_Supplied material_
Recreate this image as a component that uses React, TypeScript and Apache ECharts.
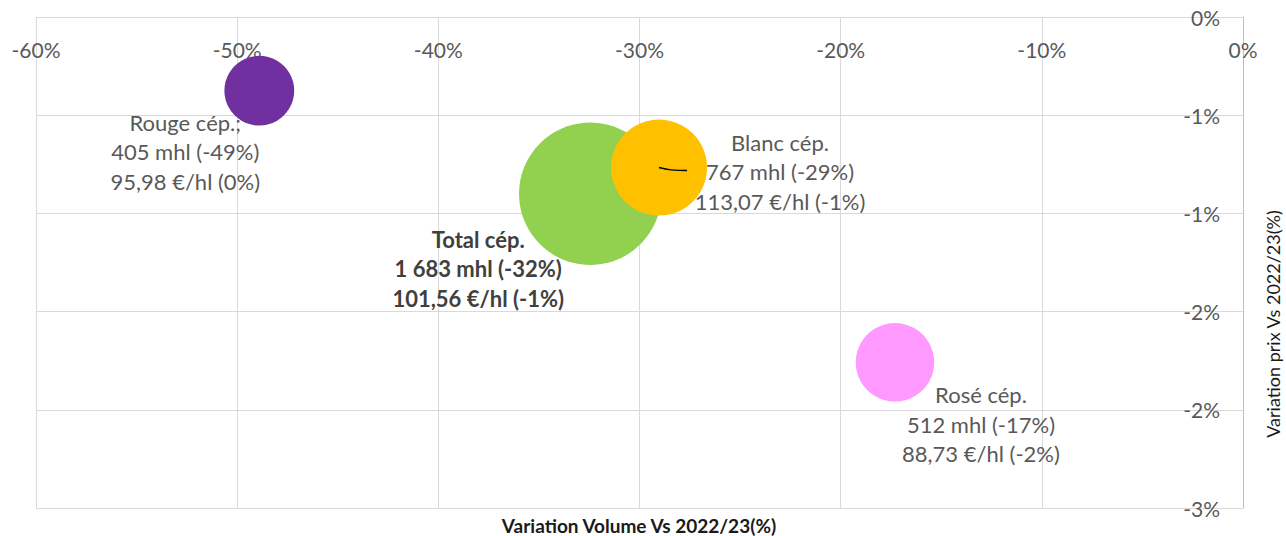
import React, { useEffect, useRef } from "react";
import * as echarts from "echarts";

// ---- data ----
const names = ["Total cép.", "Blanc cép.", "Rouge cép.;", "Rosé cép."];
const volumeChange = [-32.45, -29.03, -48.9, -17.3]; // x (%)
const priceChange = [-1.08, -0.92, -0.45, -2.11]; // y (%)
const volumes = [1683, 767, 405, 512]; // mhl (bubble size)
const volumeLabels = ["1 683", "767", "405", "512"];
const volumePct = [-32, -29, -49, -17];
const prices = ["101,56", "113,07", "95,98", "88,73"];
const pricePct = [-1, -1, 0, -2];
const xTicks = { min: -60, max: 0, interval: 10 };
const yTicks = { min: -3, max: 0, interval: 0.6 };

// ---- styles / layout ----
const colors = ["#92D050", "#FFC000", "#7030A0", "#FF99FF"];
const labelOffsets = [
  [-112, 75],
  [121, 4],
  [-74, 61],
  [86, 62],
];
const boldLabel = [true, false, false, false];
const FONT = "Lato, 'Open Sans', sans-serif";

export default function App() {
  const ref = useRef<HTMLDivElement>(null);
  useEffect(() => {
    if (!ref.current) return;
    const chart = echarts.init(ref.current, null, { renderer: "svg" });
    const data = names.map((n, i) => ({
      name: n,
      value: [volumeChange[i], priceChange[i], volumes[i]],
      itemStyle: { color: colors[i], opacity: 1 },
      label: {
        show: true,
        position: "inside",
        offset: labelOffsets[i],
        align: "center",
        verticalAlign: "middle",
        fontFamily: FONT,
        fontSize: 22,
        lineHeight: 29.5,
        fontWeight: boldLabel[i] ? "bold" : "normal",
        color: boldLabel[i] ? "#404040" : "#595959",
        formatter: () =>
          `${n}\n${volumeLabels[i]} mhl (${volumePct[i]}%)\n${prices[i]} €/hl (${pricePct[i]}%)`,
      },
    }));
    const fmtPct = (v: number) => {
      const r = Math.round(Math.abs(v));
      return r === 0 ? "0%" : (v < 0 ? "-" : "") + r + "%";
    };
    chart.setOption({
      animation: false,
      backgroundColor: "#ffffff",
      grid: { left: 36, right: 43, top: 17, bottom: 28, containLabel: false },
      xAxis: {
        type: "value",
        position: "top",
        min: xTicks.min,
        max: xTicks.max,
        interval: xTicks.interval,
        axisLine: { show: true, lineStyle: { color: "#D9D9D9", width: 1 } },
        axisTick: { show: false },
        splitLine: { show: true, lineStyle: { color: "#D9D9D9", width: 1 } },
        axisLabel: {
          inside: true,
          margin: 22,
          fontFamily: FONT,
          fontSize: 21,
          color: "#595959",
          showMinLabel: true,
          showMaxLabel: true,
          formatter: (v: number) => fmtPct(v),
        },
      },
      yAxis: {
        type: "value",
        position: "right",
        min: yTicks.min,
        max: yTicks.max,
        interval: yTicks.interval,
        axisLine: { show: true, lineStyle: { color: "#BFBFBF", width: 1 } },
        axisTick: { show: false },
        splitLine: { show: true, lineStyle: { color: "#D9D9D9", width: 1 } },
        axisLabel: {
          inside: true,
          margin: 23,
          fontFamily: FONT,
          fontSize: 21,
          color: "#595959",
          showMinLabel: true,
          showMaxLabel: true,
          formatter: (v: number) => fmtPct(v),
        },
      },
      series: [
        {
          type: "scatter",
          data,
          symbol: "circle",
          symbolSize: (val: number[]) => 2 * 1.735 * Math.sqrt(val[2]),
          emphasis: { disabled: true },
        },
      ],
      graphic: [
        {
          type: "text",
          x: 639,
          y: 516,
          style: {
            text: "Variation Volume Vs 2022/23(%)",
            fontFamily: FONT,
            fontSize: 19,
            fontWeight: "bold",
            fill: "#1a1a1a",
            align: "center",
            verticalAlign: "top",
          },
        },
        {
          type: "text",
          x: 1273,
          y: 324,
          rotation: Math.PI / 2,
          style: {
            text: "Variation prix Vs 2022/23(%)",
            fontFamily: FONT,
            fontSize: 18,
            fill: "#1a1a1a",
            align: "center",
            verticalAlign: "middle",
          },
        },
      ],
    });
    // small leader line inside the Blanc bubble
    const p = chart.convertToPixel({ seriesIndex: 0 }, [volumeChange[1], priceChange[1]]) as number[];
    chart.setOption({
      graphic: [
        {},
        {},
        {
          type: "polyline",
          shape: {
            points: [
              [p[0], p[1]],
              [p[0] + 12, p[1] + 2.3],
              [p[0] + 28, p[1] + 3],
            ],
            smooth: 0.4,
          },
          style: { stroke: "#000", lineWidth: 1.5, fill: null },
          z: 10,
        },
      ],
    });
    return () => chart.dispose();
  }, []);
  return (
    <div
      ref={ref}
      style={{ position: "fixed", left: 0, top: 0, width: 1286, height: 536 }}
    />
  );
}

_What to produce_
Reproduce the data above word for word from its first line through the line that holds "0, interval: 0.6", both ends included; skip pictures.

_Written solution_
Recreate this image as a component that uses React, TypeScript and Apache ECharts.
import React, { useEffect, useRef } from "react";
import * as echarts from "echarts";

// ---- data ----
const names = ["Total cép.", "Blanc cép.", "Rouge cép.;", "Rosé cép."];
const volumeChange = [-32.45, -29.03, -48.9, -17.3]; // x (%)
const priceChange = [-1.08, -0.92, -0.45, -2.11]; // y (%)
const volumes = [1683, 767, 405, 512]; // mhl (bubble size)
const volumeLabels = ["1 683", "767", "405", "512"];
const volumePct = [-32, -29, -49, -17];
const prices = ["101,56", "113,07", "95,98", "88,73"];
const pricePct = [-1, -1, 0, -2];
const xTicks = { min: -60, max: 0, interval: 10 };
const yTicks = { min: -3, max: 0, interval: 0.6 };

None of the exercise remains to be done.